Every institution has a culture built over time of procedures and priorities. Abandoning diminishing-return programs typically requires radically transforming (or jettisoning) the institution’s existing organizational order. From the perspective of those inside the institution, such a radical change looks like a potentially costly gamble; the lower-risk strategy is to do whatever it takes to maintain the existing order.
Though we may dismiss peer pressure as a teen-era phenomenon, it is just as powerful in adult circles. Anyone pointing out diminishing returns within an organization risks being sacrificed as the messenger of unwelcome news: shunned, demoted, or discredited. There are too many masses of inertia and too many people with stakes in the current system to welcome radical changes and potentially risky attempts at transformation.
The Accelerating Costs of Diminishing Returns
This default diversion of treasure to support diminishing returns has two costs: the opportunity costs of what else did not get financed because available resources were poured down the rat hole of failing programs, and the largely hidden increase in systemic fragility as productive investments are starved by the diversion of resources to the rat holes of diminishing returns.

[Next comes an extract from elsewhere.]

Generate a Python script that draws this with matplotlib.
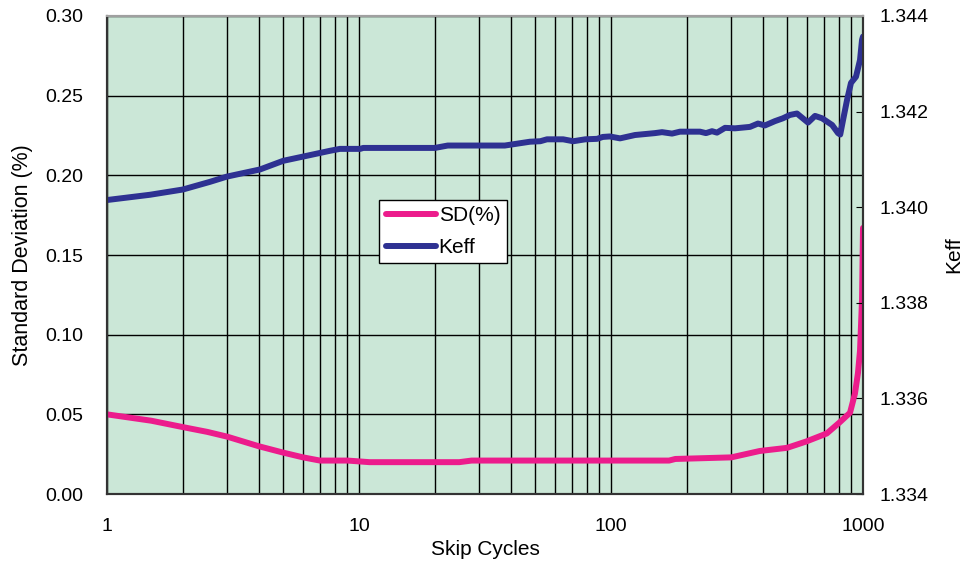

This dynamic leads to the final phase of doing more of what has failed spectacularly.
In Part II: How to Overcome Diminishing Returns, we examine the inner workings of diminishing returns and consider strategies to avoid being ensnared in diminishing-return systems.
Though we have no control over systems such as the Federal Reserve, we do have some control over our exposure to such large-scale systems. This is one definition of resilience and self-reliance; the lower our exposure to failing systems, the greater our resilience and self-reliance. Identifying systems doomed by diminishing returns is a solid first step to reducing our exposure.